This article, a guest post by Susan Pfretzschner from our own Communications Committee, was published online at the Colorado Independent on April 11, 2019.
Sammie Lawrence IV is a soft-spoken young man with a head of curls and a heart for justice. He saw some friends having a picnic in Boulder on Friday and became alarmed when police came by to ticket them for littering.
It looks to us that, in a city that’s purportedly a bastion of inclusion and social tolerance, the picnickers were targeted because they’re homeless and Sammie because he’s black.
Sammie video recorded the police interference with his phone, as is his First Amendment right. (To see the video, click here and click on “videos” in the column on the left).The officers didn’t like his camera pointed at them. They shouted “drop your weapon,” referring to the walking stick he uses to keep his balance. He told them that he’s disabled and needs the stick as a walking aid.
No matter, an officer jumped on Sammie and tackled him to the ground (as you can see at 2:40 seconds on the video). Police arrested him suspicion of obstructing a peace officer and resisting arrest.

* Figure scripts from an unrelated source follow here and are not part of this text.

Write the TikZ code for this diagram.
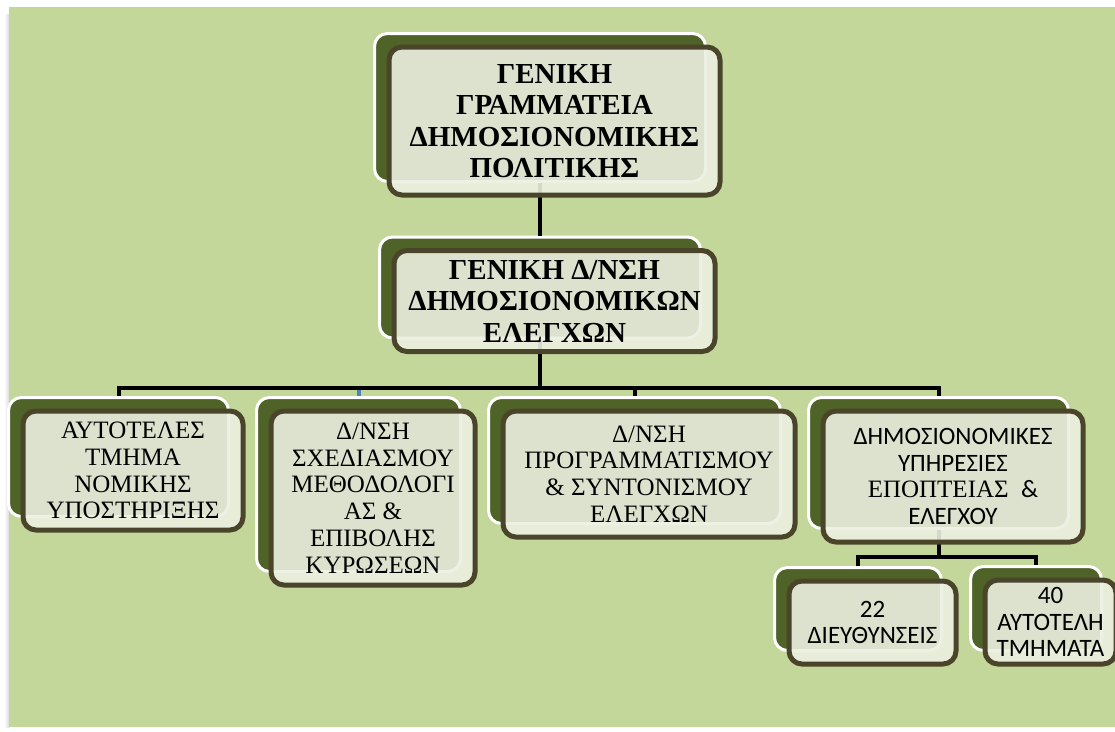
\documentclass[tikz,border=0pt]{standalone}
\usepackage{fontspec}
\setmainfont{Liberation Serif}
\newfontfamily\calibri{Carlito}
\usetikzlibrary{positioning}
\definecolor{PageGreen}{HTML}{C4D79B}
\definecolor{DarkOlive}{HTML}{4F6228}
\definecolor{PaleCard}{HTML}{ECF0E1}
\definecolor{CardEdge}{HTML}{4A452A}
\definecolor{LinkBlue}{HTML}{4F81BD}

\begin{document}
\begin{tikzpicture}[x=1pt,y=-1pt,
    backbox/.style={draw=white,line width=3pt,fill=DarkOlive,rounded corners=13pt,inner sep=0pt},
    card/.style={draw=CardEdge,line width=5pt,fill=PaleCard,fill opacity=.9,text opacity=1,
      rounded corners=13pt,inner sep=0pt,align=center},
    headcard/.style={card,font=\fontsize{29}{31.5}\selectfont\bfseries},
    unitcard/.style={card,font=\fontsize{25}{26.7}\selectfont},
    smallcard/.style={card,font=\calibri\fontsize{25}{26.5}\selectfont},
    linkline/.style={line width=4pt}]
      \path[use as bounding box,fill=white] (0,0) rectangle (1115,731);
      \shade[left color=white,right color=black!14] (4,14) rectangle (9,727);
      \fill[PageGreen] (9,7) rectangle (1115,727);
      % back plates
      \node[backbox,minimum width=331pt,minimum height=148pt] (b0) at (540,107.5) {};
      \node[backbox,minimum width=321pt,minimum height=101pt] (bA) at (540,287.5) {};
      \node[backbox,minimum width=220pt,minimum height=119pt] (b1) at (118.5,457) {};
      \node[backbox,minimum width=204pt,minimum height=174pt] (b2) at (358.5,484.5) {};
      \node[backbox,minimum width=292pt,minimum height=126pt] (b3) at (634.5,460.5) {};
      \node[backbox,minimum width=260pt,minimum height=131pt] (b4) at (938.5,463) {};
      \node[backbox,minimum width=167pt,minimum height=83pt] (b5) at (858,609) {};
      \node[backbox,minimum width=131pt,minimum height=84pt] (b6) at (1036,608.5) {};
      % connectors
      \draw[linkline] (b0.south) -- (bA.north);
      \draw[linkline] (bA.south) -- ++(0,48) coordinate (hub);
      \draw[linkline] (b1.north) |- (hub) -| (b4.north);
      \draw[linkline] (hub -| b3.north) -- (b3.north);
      \draw[linkline,LinkBlue,shorten <=2pt] (hub -| b2.north) -- (b2.north);
      \draw[linkline] (b4.south) -- ++(0,26.5) coordinate (hubb);
      \draw[linkline] (b5.north) |- (hubb) -| (b6.north);
      % front cards
      \node[headcard,minimum width=331pt,minimum height=148pt] (f0) at ([shift={(14.5,13.5)}]b0.center)
        {ΓΕΝΙΚΗ\\ΓΡΑΜΜΑΤΕΙΑ\\ΔΗΜΟΣΙΟΝΟΜΙΚΗΣ\\ΠΟΛΙΤΙΚΗΣ};
      \node[headcard,minimum width=321pt,minimum height=101pt] (fA) at ([shift={(14.5,13.5)}]bA.center)
        {ΓΕΝΙΚΗ Δ/ΝΣΗ\\ΔΗΜΟΣΙΟΝΟΜΙΚΩΝ\\ΕΛΕΓΧΩΝ};
      \node[unitcard,minimum width=220pt,minimum height=119pt] (f1) at ([shift={(14.5,13.5)}]b1.center)
        {ΑΥΤΟΤΕΛΕΣ\\ΤΜΗΜΑ\\ΝΟΜΙΚΗΣ\\ΥΠΟΣΤΗΡΙΞΗΣ};
      \node[unitcard,minimum width=204pt,minimum height=174pt] (f2) at ([shift={(14.5,13.5)}]b2.center)
        {Δ/ΝΣΗ\\ΣΧΕΔΙΑΣΜΟΥ\\ΜΕΘΟΔΟΛΟΓΙ\\ΑΣ \&\\ΕΠΙΒΟΛΗΣ\\ΚΥΡΩΣΕΩΝ};
      \node[unitcard,minimum width=292pt,minimum height=126pt] (f3) at ([shift={(14.5,13.5)}]b3.center)
        {Δ/ΝΣΗ\\ΠΡΟΓΡΑΜΜΑΤΙΣΜΟΥ\\\& ΣΥΝΤΟΝΙΣΜΟΥ\\ΕΛΕΓΧΩΝ};
      \node[unitcard,minimum width=260pt,minimum height=131pt] (f4) at ([shift={(14.5,13.5)}]b4.center)
        {{\calibri ΔΗΜΟΣΙΟΝΟΜΙΚΕΣ}\\{\calibri ΥΠΗΡΕΣΙΕΣ}\\ΕΠΟΠΤΕΙΑΣ\ \ {\calibri\&}\\{\calibri ΕΛΕΓΧΟΥ}};
      \node[smallcard,minimum width=167pt,minimum height=83pt] (f5) at ([shift={(14.5,13.5)}]b5.center)
        {22\\ΔΙΕΥΘΥΝΣΕΙΣ};
      \node[smallcard,minimum width=131pt,minimum height=84pt] (f6) at ([shift={(14.5,13.5)}]b6.center)
        {40\\ΑΥΤΟΤΕΛΗ\\ΤΜΗΜΑΤΑ};
    \end{tikzpicture}
\end{document}
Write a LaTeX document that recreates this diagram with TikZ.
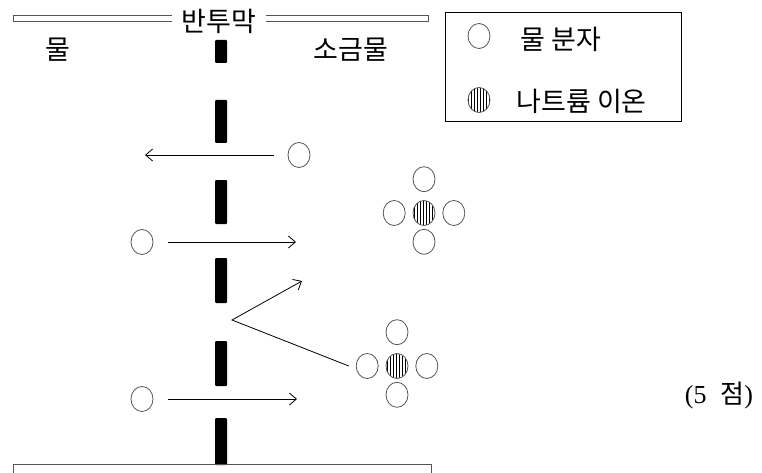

This type of abuse of force isn’t an anomaly in Boulder. A month ago, police here overreacted to a young black college student who was on his own lawn cleaning up trash with a stick. Guns drawn, they told him to “drop his weapon.”
Police in Boulder, as well as nationwide, need to stop calling for young black men to drop their weapons no matter what they are holding in their hands. A cell phone is not a weapon, nor are keys, or a tool for picking up trash, or a properly used walking stick.
And the people of Boulder need to wake up to the fact that our city isn’t, in practice, nearly as tolerant as it’s assumed – or hopes – to be.
Last Tuesday, the Boulder City Council and Jane Brautigam, Boulder’s city manager, agreed to work with the Boulder County NAACP to create a police oversight board to keep excessive force cases in check and the Boulder Police Department accountable. It was only three days later, while leaving a meeting about creating that board, that Sammie came face to face with the kind of systemic racism and amped-up overuse of power that needs to watchdogged and held to account.
Sammie is a member of the Boulder County NAACP. We stand in solidarity with him, and with the victim in the March incident, as well as the countless other people of color, disabled people and homeless people who are mistreated by our police.
The formation of a police oversight board for the city of Boulder Police Department needs to be done with care, but also needs to be done quickly.